**WHAT YOU HAVE TO DO**
Show all lines holding the string "React".

**GIVEN MATERIAL**
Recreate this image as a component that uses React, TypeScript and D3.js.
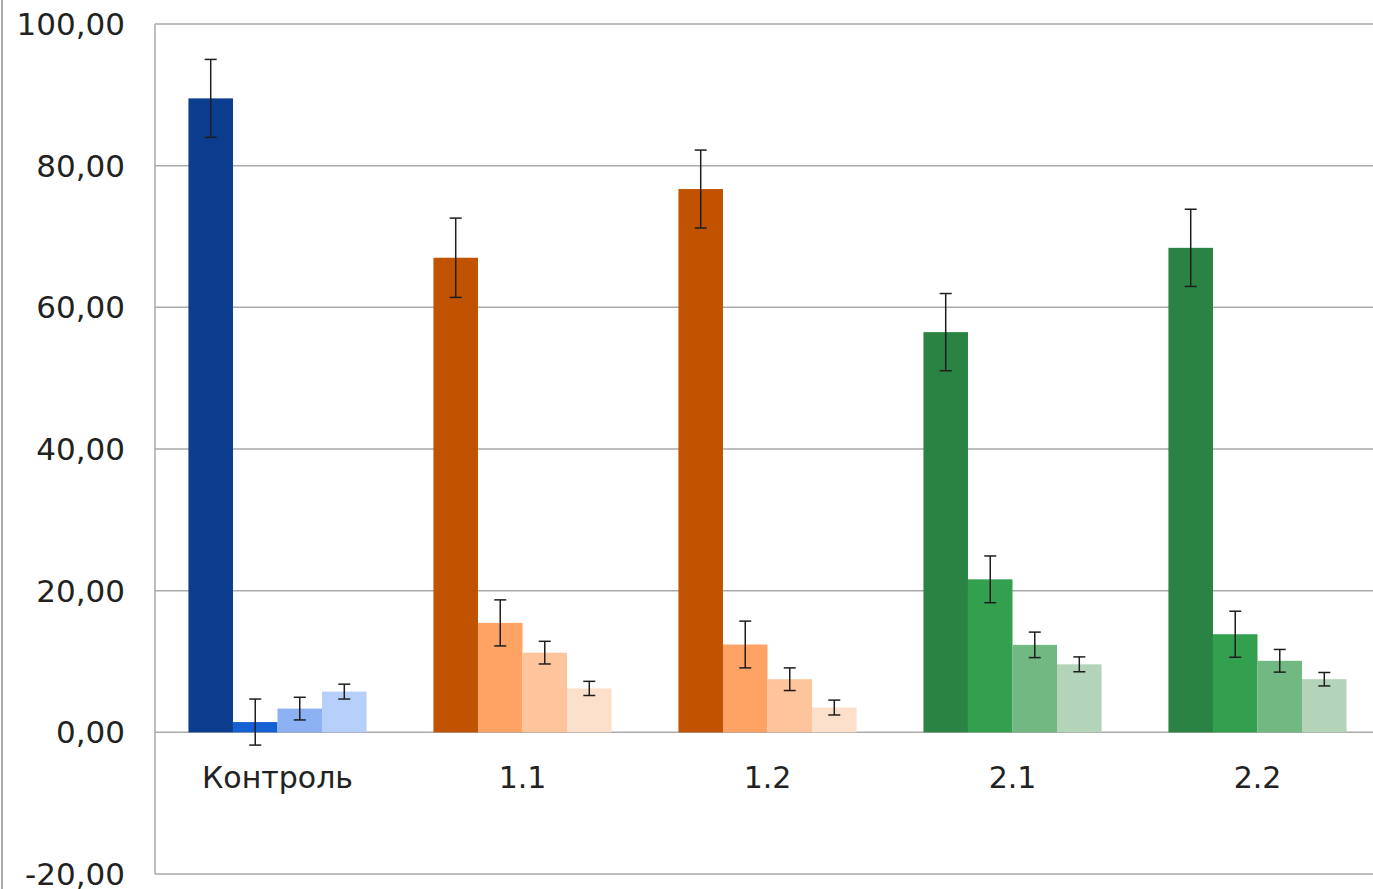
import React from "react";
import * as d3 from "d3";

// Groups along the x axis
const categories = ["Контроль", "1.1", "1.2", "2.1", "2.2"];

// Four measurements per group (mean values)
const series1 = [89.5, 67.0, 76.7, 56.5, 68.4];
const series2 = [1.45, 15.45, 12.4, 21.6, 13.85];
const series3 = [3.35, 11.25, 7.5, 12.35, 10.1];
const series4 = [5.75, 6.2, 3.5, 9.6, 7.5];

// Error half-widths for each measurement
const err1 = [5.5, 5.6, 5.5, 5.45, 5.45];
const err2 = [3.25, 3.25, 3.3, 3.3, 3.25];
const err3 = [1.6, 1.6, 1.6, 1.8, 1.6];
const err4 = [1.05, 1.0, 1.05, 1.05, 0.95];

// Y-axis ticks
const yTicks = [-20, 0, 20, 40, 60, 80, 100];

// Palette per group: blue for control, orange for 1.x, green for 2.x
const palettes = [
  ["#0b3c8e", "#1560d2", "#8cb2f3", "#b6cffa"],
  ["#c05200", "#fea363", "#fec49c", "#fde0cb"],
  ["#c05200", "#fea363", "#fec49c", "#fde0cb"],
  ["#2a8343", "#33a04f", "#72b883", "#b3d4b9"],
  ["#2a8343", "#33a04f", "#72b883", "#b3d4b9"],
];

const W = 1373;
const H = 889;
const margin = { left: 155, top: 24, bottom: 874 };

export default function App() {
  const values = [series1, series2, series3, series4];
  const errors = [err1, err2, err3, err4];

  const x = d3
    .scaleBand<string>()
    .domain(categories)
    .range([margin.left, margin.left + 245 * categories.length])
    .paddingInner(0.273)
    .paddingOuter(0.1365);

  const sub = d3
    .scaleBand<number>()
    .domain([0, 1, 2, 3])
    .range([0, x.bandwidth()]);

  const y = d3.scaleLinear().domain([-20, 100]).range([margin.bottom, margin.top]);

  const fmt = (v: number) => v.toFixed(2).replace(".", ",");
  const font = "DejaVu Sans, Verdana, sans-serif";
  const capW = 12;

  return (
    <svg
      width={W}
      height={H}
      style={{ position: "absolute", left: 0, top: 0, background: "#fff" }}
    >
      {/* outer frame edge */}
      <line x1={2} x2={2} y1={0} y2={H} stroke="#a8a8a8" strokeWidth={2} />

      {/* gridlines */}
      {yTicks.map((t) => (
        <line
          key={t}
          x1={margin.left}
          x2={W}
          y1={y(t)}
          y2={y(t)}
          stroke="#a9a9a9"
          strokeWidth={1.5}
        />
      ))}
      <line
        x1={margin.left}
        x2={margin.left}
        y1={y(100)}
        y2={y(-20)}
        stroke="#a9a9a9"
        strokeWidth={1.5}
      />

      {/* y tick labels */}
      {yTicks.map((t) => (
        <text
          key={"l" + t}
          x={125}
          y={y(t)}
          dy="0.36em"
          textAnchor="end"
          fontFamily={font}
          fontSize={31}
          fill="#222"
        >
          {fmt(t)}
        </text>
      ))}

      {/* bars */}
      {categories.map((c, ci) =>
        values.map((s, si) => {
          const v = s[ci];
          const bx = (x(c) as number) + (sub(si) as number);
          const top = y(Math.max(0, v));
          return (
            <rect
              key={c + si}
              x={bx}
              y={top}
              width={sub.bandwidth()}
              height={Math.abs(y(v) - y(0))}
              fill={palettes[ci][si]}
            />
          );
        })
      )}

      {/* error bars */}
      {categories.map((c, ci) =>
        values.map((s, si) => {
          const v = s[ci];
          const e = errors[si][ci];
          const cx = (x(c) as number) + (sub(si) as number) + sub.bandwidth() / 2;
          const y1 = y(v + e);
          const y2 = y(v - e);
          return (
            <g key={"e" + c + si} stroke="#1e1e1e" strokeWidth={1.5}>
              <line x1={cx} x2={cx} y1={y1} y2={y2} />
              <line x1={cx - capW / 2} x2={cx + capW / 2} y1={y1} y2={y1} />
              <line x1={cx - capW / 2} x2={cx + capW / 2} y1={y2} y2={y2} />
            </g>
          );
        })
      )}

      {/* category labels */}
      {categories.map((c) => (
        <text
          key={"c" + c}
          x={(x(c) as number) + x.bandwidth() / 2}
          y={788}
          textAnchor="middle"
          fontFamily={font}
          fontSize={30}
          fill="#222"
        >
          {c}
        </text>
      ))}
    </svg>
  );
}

**CORRECT RESULT**
Recreate this image as a component that uses React, TypeScript and D3.js.
import React from "react";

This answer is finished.